The Hubble produces monochromatic data, and astronomers assign colours to three different filtered views to create the now-familiar vivid hues. While the colour choices often have scientific meaning, it’s also worth considering the cultural meanings.

One of the more popular approaches to colour results in images with a blue background and nebulae in shades of yellow, orange, and brown. This tends to create images which bear a remarkable resemblance to the earthly sky and rocky outcroppings of the American west.

The Hubble images also communicate the great size and scale of the cosmos.

In a view of a star cluster in the Small Magellanic Cloud, alternating bands of dark and light pull the viewer’s eye into the deep abyss. The result is a visual experience of great depth. It’s the same technique Albert Bierstadt used in Storm in the Rocky Mountains, Mt. Rosalie to draw the viewer into the vast valley and then upwards to an impossibility high mountain peak.

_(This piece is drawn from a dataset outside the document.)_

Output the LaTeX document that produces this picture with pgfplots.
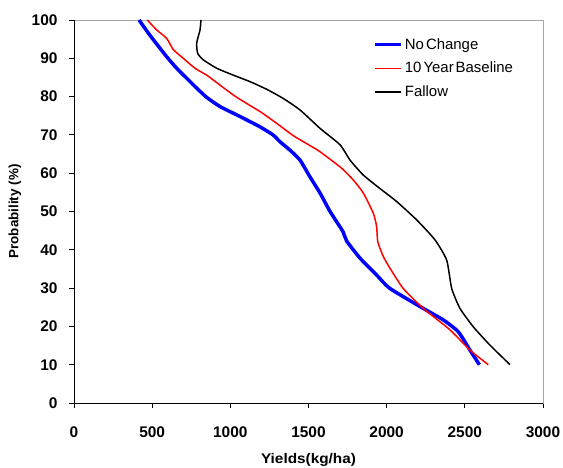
\documentclass[border=0pt]{standalone}
\usepackage{fontspec}
\setmainfont{Liberation Sans}
\newfontfamily\widefont{Liberation Sans}[FakeStretch=1.1]
\usepackage{pgfplots}
\pgfplotsset{compat=1.18}
\begin{document}
\begin{tikzpicture}[x=1bp,y=1bp]
\path[use as bounding box] (-74bp,-65bp) rectangle (489bp,403bp);
\begin{axis}[
  at={(0,0)}, anchor=south west,
  scale only axis, width=469bp, height=383bp,
  xmin=0, xmax=3000, ymin=0, ymax=100,
  xtick={0,500,...,3000}, ytick={0,10,...,100},
  tick pos=left, tick align=outside, major tick length=5bp,
  axis line style={gray!70, line width=0.8bp},
  tick style={black, line width=0.8bp},
  /pgf/number format/assume math mode=true,
  /pgf/number format/1000 sep={},
  ticklabel style={font=\fontsize{15.5}{18}\selectfont\bfseries},
  xticklabel style={yshift=-15bp},
  yticklabel style={xshift=-8bp},
  every axis y label/.style={at={(axis description cs:-0.126,0.5)}, rotate=90, anchor=center},
  every axis x label/.style={at={(axis description cs:0.5,-0.149)}, anchor=center},
  xlabel style={font=\widefont\fontsize{14}{16}\selectfont\bfseries},
  ylabel style={font=\fontsize{13.5}{16}\selectfont\bfseries},
  xlabel={Yields(kg/ha)}, ylabel={Probability (\%)},
  legend style={at={(axis description cs:0.638,0.958)}, anchor=north west, draw=none, fill=none,
    font=\fontsize{15}{17}\selectfont, row sep=7.5bp, inner sep=0pt,
    nodes={inner sep=2bp}},
  legend cell align=left,
  legend image code/.code={\draw[#1] (0bp,0bp) -- (26bp,0bp);},
  line join=round,
]
\addplot[blue, line width=3.5bp, smooth, tension=0.35] coordinates {
(416,100) (486,96) (593,90.4) (657,87.4) (721,84.8) (785,82.2) (849,79.8) (934,77.4)
(1062,74.8) (1190,72.1) (1273,70) (1318,68.2) (1382,66) (1446,63.4) (1510,59)
(1574,54.8) (1638,50) (1721,44.7) (1744,42.3) (1830,37.8) (1936,33.4) (2021,29.9)
(2234,24.7) (2362,21.7) (2458,18.6) (2533,13.8) (2593,10)
};
\addlegendentry{No\kern2bp Change}
\addplot[red, line width=1.5bp, smooth, tension=0.35] coordinates {
(469,100) (529,97.4) (593,95.2) (635,92.3) (699,90) (774,87.4) (849,85.6) (934,83)
(1041,79.8) (1190,76.1) (1297,73) (1403,69.8) (1510,67.2) (1574,65.6) (1712,61.3)
(1787,58.2) (1851,54.8) (1915,49.5) (1936,46) (1943,42.1) (1979,38.2) (2021,35.2)
(2106,29.9) (2234,24.7) (2405,19.1) (2533,13.8) (2650,10)
};
\addlegendentry{10\kern2bp Year\kern2bp Baseline}
\addplot[black, line width=1.5bp, smooth, tension=0.35] coordinates {
(812,100) (806,97.4) (785,94) (791,91.3) (827,89.6) (913,87.4) (1019,85.6) (1126,83.9)
(1233,81.9) (1339,79.5) (1446,76.5) (1574,71.7) (1702,67.4) (1766,63.4) (1851,59.5)
(1957,56) (2064,52.6) (2192,47.8) (2309,42.6) (2384,37.3) (2416,29.9) (2469,24.7)
(2554,19.9) (2661,15.1) (2789,10)
};
\addlegendentry{Fallow}
\draw[black, line width=0.8bp] (axis cs:0,100) -- (axis cs:0,0) -- (axis cs:3000,0);
\end{axis}
\end{tikzpicture}
\end{document}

While astronomers don’t consciously set out to make Hubble images that look like 19th century landscape paintings and photographs, they do recognise and even encourage the connection. Press releases often suggest a similarity. The physical processes that formed the Eagle nebula were compared with the erosion of buttes in the American south-west. The Cone nebula was described as a “craggy-looking mountain-top of cold gas and dust”. On its website, the Hubble Heritage Project also compares a planetary nebula, NGC 3132, to Grand Prismatic Spring, the largest hot spring in Yellowstone National Park. In both cases, the colours indicate a change in temperature. While the comparison explains physical attributes of the planetary nebula, it also encourages the viewer to see it as a landscape, as both familiar and alien.

The works of Moran, Bierstadt and others symbolise exploration and the frontier. Many of the artists and photographers accompanied scientific surveys of the American west, and their work was used to promote further scientific study of the region. In many ways, the Hubble images have a similar function today. They promise the possibility of new frontiers, new places to discover, new worlds to know.